Les extranet de copropriété, rendus obligatoires par la loi ALUR, permettent un accès permanent aux documents essentiels et améliorent la transparence de la gestion. Ces outils numériques redéfinissent le droit à l’information des copropriétaires, qui peuvent désormais consulter à tout moment l’historique des décisions, le suivi budgétaire ou les contrats en cours.
La dématérialisation des échanges modifie également les relations entre copropriétaires et avec le syndic. Les notifications électroniques remplacent progressivement les envois recommandés traditionnels, sous réserve du consentement des destinataires. Cette évolution accélère les procédures tout en réduisant les coûts administratifs.
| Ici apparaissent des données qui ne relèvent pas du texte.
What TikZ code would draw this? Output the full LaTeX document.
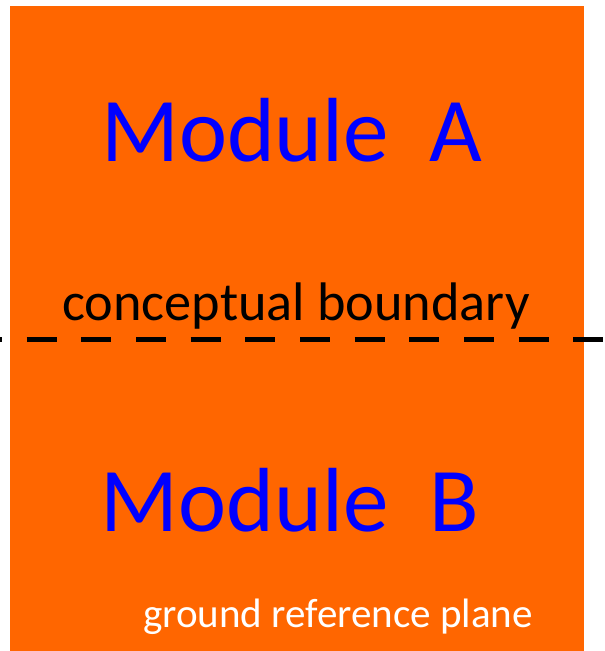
\documentclass[tikz,border=0pt]{standalone}
\usepackage{fontspec}
\setmainfont{Carlito}
\usepackage{tikz}
\usetikzlibrary{positioning}
\usepackage{xcolor}
\definecolor{modorange}{HTML}{FF6600}
\definecolor{modblue}{HTML}{0000FF}
\tikzset{
  module/.style={text=modblue, inner sep=0pt, anchor=base, font=\fontsize{68.3}{80}\selectfont},
  boundarytext/.style={text=black, inner sep=0pt, anchor=base, font=\fontsize{40.7}{48}\selectfont},
  planetext/.style={text=white, inner sep=0pt, anchor=base, font=\fontsize{30.8}{36}\selectfont},
  boundaryline/.style={line width=3.75pt, dash pattern=on 22.5pt off 18.5pt, dash phase=21pt}
}
\begin{document}
\begin{tikzpicture}[x=0.75pt,y=-0.75pt]
\useasboundingbox (0,0) rectangle (605,651);
\fill[modorange] (10,6) rectangle (584,651);
\node[module] (modA) at (292,161) {Module\hspace{0.45em}A};
\node[boundarytext] (bound) at (296,320) {conceptual boundary};
\coordinate (lineL) at (0,339);
\coordinate (lineR) at (605,339);
\draw[boundaryline] (lineL) -- (lineR);
\node[module] (modB) at (290,531) {Module\hspace{0.45em}B};
\node[planetext] (plane) at (338,627) {ground reference plane};
\end{tikzpicture}
\end{document}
L’émergence des syndics collaboratifs et des coopératives de copropriétaires témoigne d’une volonté d’impliquer davantage les habitants dans la gestion quotidienne de leur immeuble. Ces nouvelles formes organisationnelles redistribuent les responsabilités entre professionnels et copropriétaires, faisant évoluer le modèle traditionnel vers une gouvernance plus participative.
À l’horizon des prochaines années, la montée en puissance de l’intelligence artificielle et des objets connectés dans la gestion immobilière promet de nouvelles transformations. Compteurs intelligents, maintenance prédictive des équipements, optimisation énergétique automatisée… Ces innovations technologiques offriront de nouveaux outils de gestion tout en soulevant des questions inédites en matière de protection des données personnelles et de cybersécurité des immeubles.
Dans ce contexte d’évolution rapide, la maîtrise de ses droits et obligations devient plus que jamais un enjeu stratégique pour chaque copropriétaire. Les textes législatifs et réglementaires continueront de s’adapter pour encadrer ces nouvelles pratiques, confirmant le caractère dynamique du droit de la copropriété.